__YOUR INSTRUCTIONS__: Would you repeat the listing exactly but omit every picture?

__DATA SEGMENT__:
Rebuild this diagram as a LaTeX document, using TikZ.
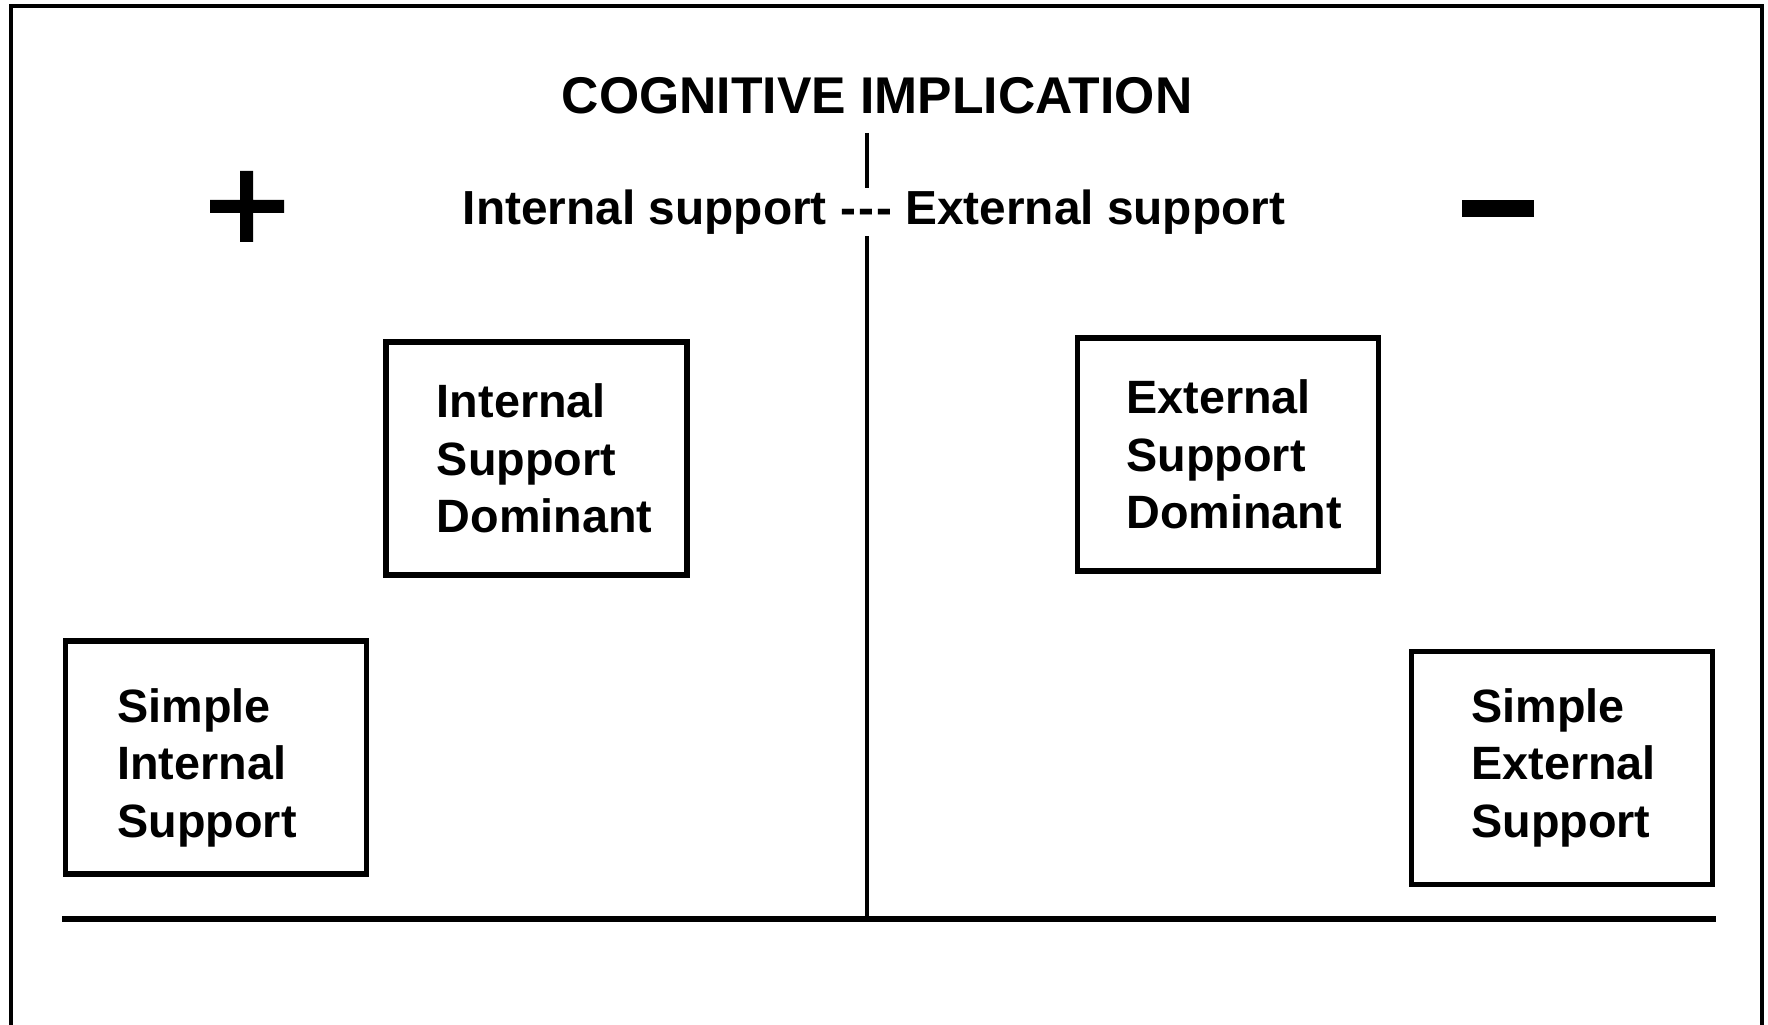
\documentclass[tikz,border=0pt]{standalone}
\usepackage{fontspec}
\setmainfont{Liberation Sans}
\begin{document}
\begin{tikzpicture}[x=0.1mm,y=-0.1mm,
    supbox/.style={draw,line width=1.6pt,minimum width=30.1mm,minimum height=23.3mm,inner ysep=0pt,align=left,font=\bfseries\fontsize{13.3}{16.4}\selectfont}]
    \useasboundingbox (0,0) rectangle (1768,1025);
    \draw[line width=1pt](11,1025)--(11,6)--(1762,6)--(1762,1025);
    \node[font=\bfseries\fontsize{14.7}{17}\selectfont] (title) at (877,96) {COGNITIVE IMPLICATION};
    \draw[line width=1.3pt](867,133)--(867,919);
    \draw[line width=1.6pt](62,919)--(1716,919);
    \node[fill=white,inner xsep=2pt,inner ysep=0.5pt,font=\bfseries\fontsize{13.6}{16}\selectfont] (sub) at (874,212) {Internal support -\kern0.6pt-\kern0.6pt- External support};
    \fill (210,200)rectangle(284,213) (240,171)rectangle(253,242);
    \fill (1462,200)rectangle(1534,217);
    \node[supbox,text width=19.96mm,inner xsep=5.07mm] (isd) at (536.7,458.4) {Internal\\Support\\Dominant};
    \node[supbox,text width=20.3mm,inner xsep=4.9mm] (esd) at (1228,454.4) {External\\Support\\Dominant};
    \node[supbox,text width=19.7mm,inner xsep=5.2mm,text depth=29.9pt] (sis) at (215.9,757.7) {Simple\\Internal\\Support};
    \node[supbox,text width=18.1mm,inner xsep=6mm] (ses) at (1561.8,767.9) {Simple\\External\\Support};
\end{tikzpicture}
\end{document}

__THE REPLY__:
Rebuild this diagram as a LaTeX document, using TikZ.
\documentclass[tikz,border=0pt]{standalone}
\usepackage{fontspec}
\setmainfont{Liberation Sans}
\begin{document}
\begin{tikzpicture}[x=0.1mm,y=-0.1mm,
    supbox/.style={draw,line width=1.6pt,minimum width=30.1mm,minimum height=23.3mm,inner ysep=0pt,align=left,font=\bfseries\fontsize{13.3}{16.4}\selectfont}]
    \useasboundingbox (0,0) rectangle (1768,1025);
    \draw[line width=1pt](11,1025)--(11,6)--(1762,6)--(1762,1025);
    \node[font=\bfseries\fontsize{14.7}{17}\selectfont] (title) at (877,96) {COGNITIVE IMPLICATION};
    \draw[line width=1.3pt](867,133)--(867,919);
    \draw[line width=1.6pt](62,919)--(1716,919);
    \node[fill=white,inner xsep=2pt,inner ysep=0.5pt,font=\bfseries\fontsize{13.6}{16}\selectfont] (sub) at (874,212) {Internal support -\kern0.6pt-\kern0.6pt- External support};
    \fill (210,200)rectangle(284,213) (240,171)rectangle(253,242);
    \fill (1462,200)rectangle(1534,217);
    \node[supbox,text width=19.96mm,inner xsep=5.07mm] (isd) at (536.7,458.4) {Internal\\Support\\Dominant};
    \node[supbox,text width=20.3mm,inner xsep=4.9mm] (esd) at (1228,454.4) {External\\Support\\Dominant};
    \node[supbox,text width=19.7mm,inner xsep=5.2mm,text depth=29.9pt] (sis) at (215.9,757.7) {Simple\\Internal\\Support};
    \node[supbox,text width=18.1mm,inner xsep=6mm] (ses) at (1561.8,767.9) {Simple\\External\\Support};
\end{tikzpicture}
\end{document}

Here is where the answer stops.